Come reagiscono le chiese locali?

«In modi diversi, a vari livelli. L’intervento diaconale portato dalle comunità è grande. La chiesa in cui mi trovo, che conta circa 500 membri, è molto attiva con un banco alimentare e per esempio ha appoggiato il movimento dei Samaritans volontari che si recano in Messico per aiutare le persone migranti, oppure vanno a portare aiuti nel deserto, come acqua e viveri, in modo che non diventi la loro tomba. Le chiese sono molto attive nella riflessione e anche nell’azione e hanno saputo coniugare l’impegno quotidiano a una predicazione attiva e radiosa che ti spinge ad agire perché sai di essere insieme al Signore mentre lo fai.

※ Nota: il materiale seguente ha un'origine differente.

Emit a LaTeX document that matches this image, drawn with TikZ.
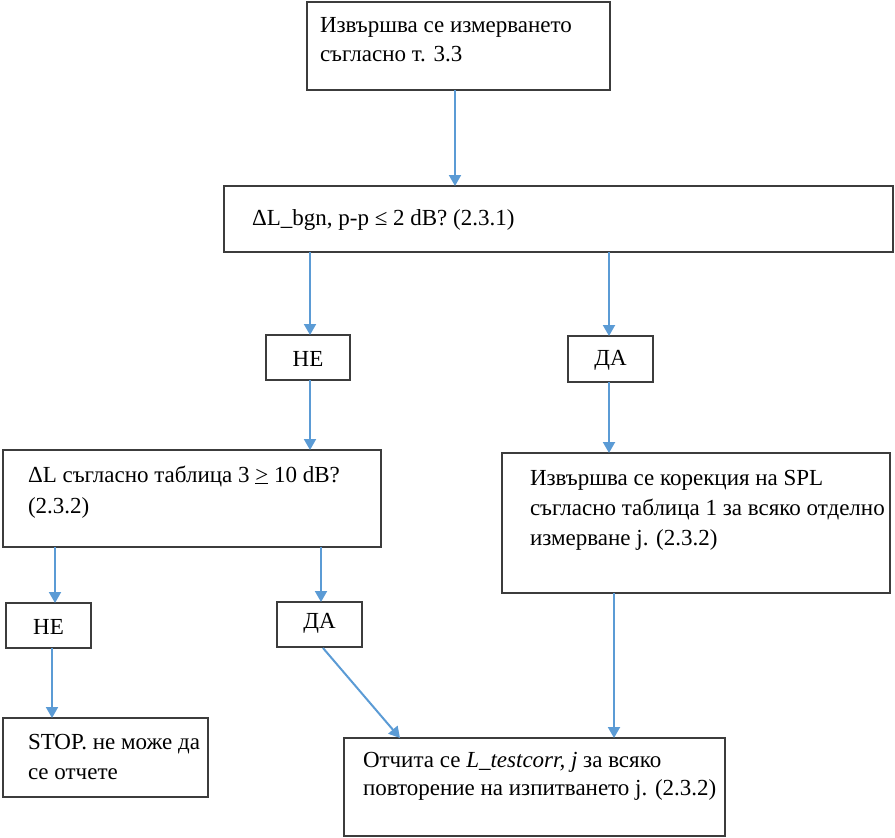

Un’esperienza bellissima e che dice alle nostre chiese che coniugare l’impegno delle persone attive in chiesa e la predicazione è una cosa possibile e che fa crescere le comunità: domenica abbiamo avuto otto nuovi membri di chiesa. L’America che leggiamo dai giornali è a volte molto diversa da quella che si vive qui».

Possiamo definirla un’esperienza difficile ma ricca?

«Sahuarita offre spazi di riflessione teologica continui, è davvero una comunità incarnata con tutte le sue difficoltà. Anche la liturgia è una novità per me, con un grande impegno musicale e nella partecipazione dei membri, perciò molto interessante. Lontana dalla nostra sensibilità europea, ma viva. In un contesto di protestantesimo maggioritario, qui le chiese sono tantissime e non è raro che le persone che si trasferiscono da una città a un’altra frequentino una chiesa di diversa denominazione. Questo non toglie che ogni comunità, con la sua sensibilità, sia chiesa di Cristo. Questo si percepisce e l’impegno ecumenico è votato soprattutto alla pluralità delle spiritualità».